Savers rush to withdraw tax-free pension cash as fears of future clampdown mount

Financial Conduct Authority data show a more than 60% rise in lump-sum withdrawals as advisers report heightened enquiries ahead of the autumn Budget

Business & Markets 6 months ago
Savers rush to withdraw tax-free pension cash as fears of future clampdown mount

Savers pulled a sharply higher amount of tax-free cash from pension pots in the last financial year as concerns grew that the Government might tighten rules on the 25% tax-free lump sum.

Figures from the Financial Conduct Authority show the total value of tax-free lump-sum withdrawals rose more than 60% to £18.08 billion in the last financial year, while the number of people taking the 25% tax-free entitlement increased by 33% to 111,869.

The surge in withdrawals has taken place amid reports that some savers fear Chancellor Rachel Reeves could restrict the tax-free lump-sum allowance in a future Budget. Reeves left the entitlement untouched in the most recent Budget, but did not rule out potential changes, and the run-up to the autumn Budget on 26 November has prompted fresh anxiety among some pension holders.

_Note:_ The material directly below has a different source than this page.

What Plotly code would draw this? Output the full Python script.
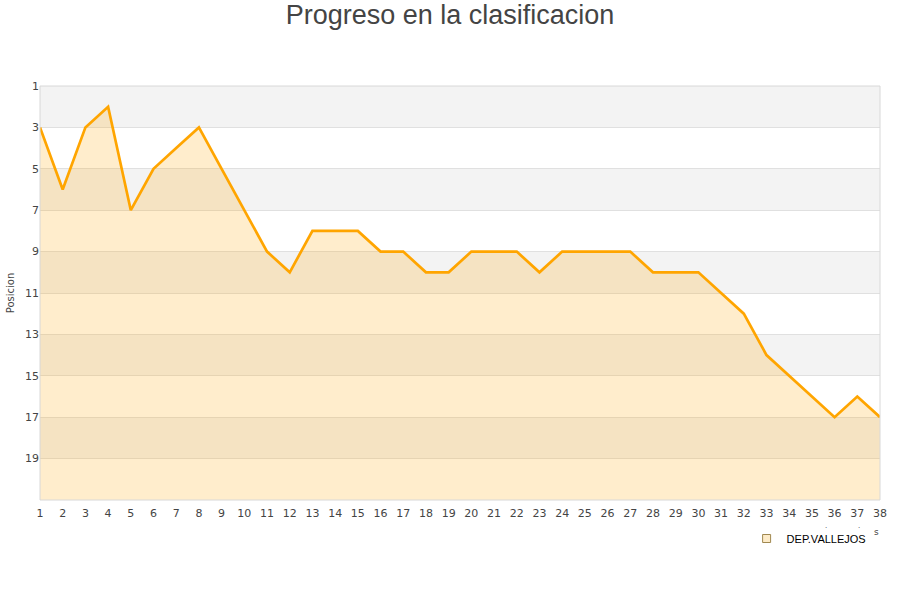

Financial-planning firms and industry groups reported a spike in client enquiries. Evelyn Partners said advisers were experiencing a rush of requests similar to the pattern seen last summer, when rumours about policy change also triggered increased activity.

Retirement specialists cautioned savers against making hasty decisions. Industry advisers and experts have warned that withdrawing large sums could reduce retirement income and that each individual’s circumstances differ, so people should seek tailored financial advice before taking lump sums.

The 25% tax-free lump sum has been a long-standing feature of UK pension rules, allowing retirees to take up to a quarter of their defined-contribution pension pots without immediate tax. The benefit is a popular retirement option, but it has drawn periodic scrutiny from policymakers concerned about fiscal cost and the long-term adequacy of pension provision.

Industry observers said that while the FCA figures capture activity in the last financial year, withdrawals may have continued at similar or higher levels as debate about potential changes intensified ahead of November’s Budget. The FCA data do not cover the most recent weeks, and pension providers’ individual reporting schedules mean near-term trends will continue to be monitored by regulators and advisers.

Government and Treasury officials did not announce changes to the tax-free lump-sum allowance in the previous Budget. Ministers have previously said they will keep public finances and long-term pension policy under review, but no confirmed proposals to alter the 25% rule have been published.

Pension experts urged savers to balance short-term concerns about policy with long-term retirement planning. They noted that withdrawing tax-free cash can offer immediate financial flexibility but also that decisions should consider future income needs, tax implications for subsequent withdrawals, and the potential impact on means-tested benefits.

As the autumn Budget approaches, industry groups and advisers said they will watch any official announcements closely and provide guidance to clients. In the meantime, the FCA data underline how policy uncertainty can influence saver behaviour and reshape demand for retirement planning advice.